Overview
TokenIDP provides multi-tenant identity, application registration, token issuance, user management, and operational controls in one platform.
Audience: Developers, CTOs, Marketing
Read this page when you need a concise explanation of the product and its deployment role.
Core Concepts
- Tenant: the isolation boundary for configuration, applications, users, roles, and keys
- Application (Client): the OAuth or OIDC client registered to request tokens
- User: the authenticated subject
- Role: a grouping of permissions used by admin and business policies
- Scope: a delegated permission requested during authorization
- Resource: the API or service protected by the issued token
- Signing Key: the private key or certificate that signs tokens
- JWKS: the published public keys used for verification
- Issuer: the canonical URL that identifies the TokenIDP instance
How TokenIDP Fits
TokenIDP sits between Applications and protected APIs:
- Applications redirect users to TokenIDP or authenticate directly with allowed grants.

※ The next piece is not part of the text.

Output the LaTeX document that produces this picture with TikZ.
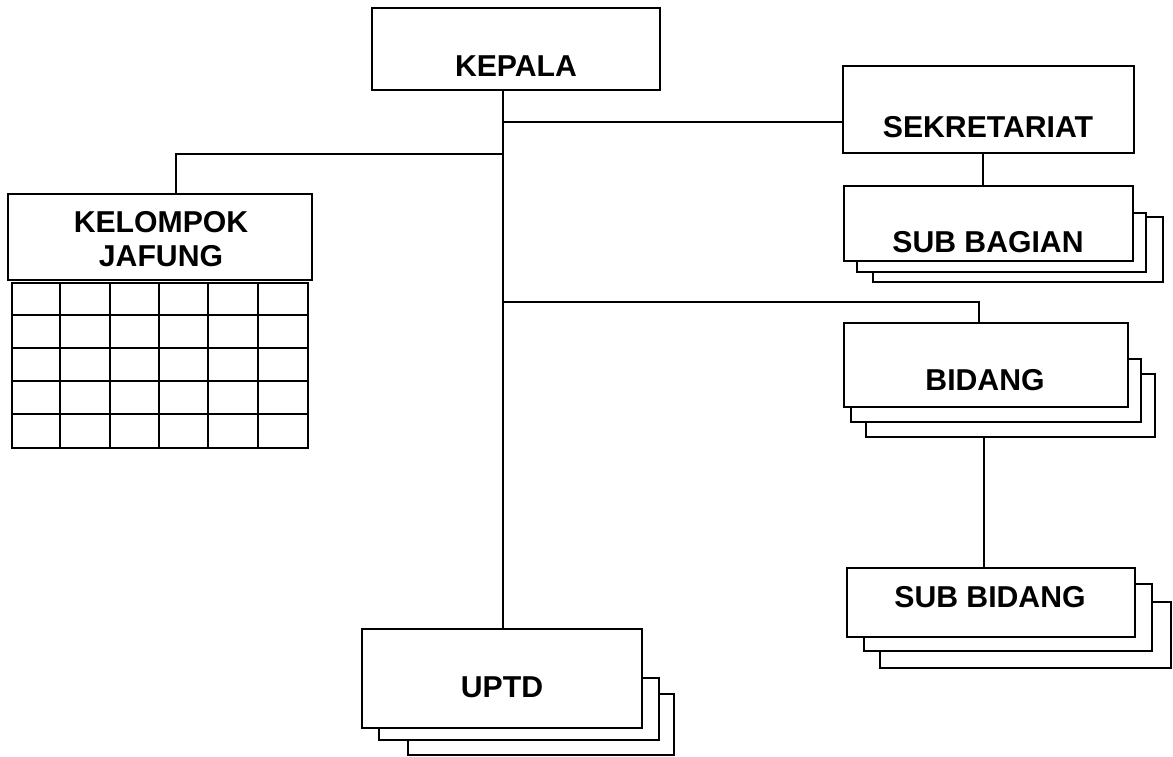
\documentclass[tikz,border=0pt]{standalone}
\usepackage{fontspec}
\setmainfont{Liberation Sans}
\usetikzlibrary{calc}
\begin{document}
\begin{tikzpicture}[x=1pt,y=-1pt,
  ln/.style={line width=2pt},
  bx/.style={draw, fill=white, line width=2pt, inner sep=0pt},
  txt/.style={font=\fontsize{30.2}{34}\selectfont\bfseries, inner sep=0pt, align=center}]
\useasboundingbox (0,0) rectangle (1173,756);
% boxes
\node[bx, minimum width=288pt, minimum height=82pt] (kepala) at (516,49) {};
\node[bx, minimum width=291pt, minimum height=87pt] (sek) at (988.5,109.5) {};
\node[bx, minimum width=304pt, minimum height=86pt] (kj) at (160,237) {};
% grid under KELOMPOK JAFUNG
\node[draw, line width=2pt, inner sep=0pt, minimum width=296pt, minimum height=165pt] (grid) at (160,365.5) {};
\foreach \i in {1,...,5} \draw[ln] ($(grid.north west)+(49.33*\i,0)$) -- ($(grid.south west)+(49.33*\i,0)$);
\foreach \j in {1,...,4} \draw[ln] ($(grid.north west)+(0,33*\j)$) -- ($(grid.north east)+(0,33*\j)$);
% SUB BAGIAN stack
\node[bx, minimum width=290pt, minimum height=65pt] (sbag3) at (1018,249.5) {};
\node[bx, minimum width=289pt, minimum height=59pt] (sbag2) at (1001.5,242.5) {};
\node[bx, minimum width=289pt, minimum height=75pt] (sbag) at (988.5,223.5) {};
% BIDANG stack
\node[bx, minimum width=289pt, minimum height=63pt] (bid3) at (1010.5,405.5) {};
\node[bx, minimum width=290pt, minimum height=63pt] (bid2) at (996,390.5) {};
\node[bx, minimum width=284pt, minimum height=84pt] (bid) at (986,365) {};
% SUB BIDANG stack
\node[bx, minimum width=291pt, minimum height=66pt] (sbid3) at (1025,635) {};
\node[bx, minimum width=288pt, minimum height=67pt] (sbid2) at (1008,617.5) {};
\node[bx, minimum width=288pt, minimum height=69pt] (sbid) at (991,602.5) {};
% UPTD stack
\node[bx, minimum width=266pt, minimum height=61pt] (uptd3) at (541,724) {};
\node[bx, minimum width=280pt, minimum height=62pt] (uptd2) at (519,709) {};
\node[bx, minimum width=280pt, minimum height=99pt] (uptd) at (502,678.5) {};
% texts
\node[txt] (tkepala) at (516,66) {KEPALA};
\node[txt] (tsek) at (988,127) {SEKRETARIAT};
\node[txt] (tkj) at (161,239) {KELOMPOK\\JAFUNG};
\node[txt] (tsbag) at (988,242) {SUB BAGIAN};
\node[txt] (tbid) at (985,380) {BIDANG};
\node[txt] (tsbid) at (990,597) {SUB BIDANG};
\node[txt] (tuptd) at (502,687) {UPTD};
% connectors
\coordinate (t) at (503,0);
\coordinate (j1) at (503,122);
\coordinate (j2) at (503,154);
\coordinate (j3) at (503,302);
\coordinate (k) at (176,0);
\coordinate (b) at (979,0);
\coordinate (s) at (983,0);
\coordinate (d) at (984,0);
\draw[ln] (t |- kepala.south) -- (t |- uptd.north);
\draw[ln] (j1) -- (j1 -| sek.west);
\draw[ln] (j2) -| (k |- kj.north);
\draw[ln] (j3) -| (b |- bid.north);
\draw[ln] (s |- sek.south) -- (s |- sbag.north);
\draw[ln] (d |- bid3.south) -- (d |- sbid.north);
\end{tikzpicture}
\end{document}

- TokenIDP validates the request in Tenant context.
- TokenIDP issues tokens signed by the current Signing Key.
- APIs validate the token against the Issuer and JWKS.
Working Example
SPA -> /authorize -> TokenIDP login -> /token -> Access Token -> API -> JWKS validation
Common Pitfalls
- Mixing user authentication concerns with API authorization concerns.
- Treating Tenant configuration as globally shared across all customers.
Troubleshooting Tips
- If teams disagree on where a setting belongs, ask whether it is Tenant-specific, Application-specific, or runtime-host specific.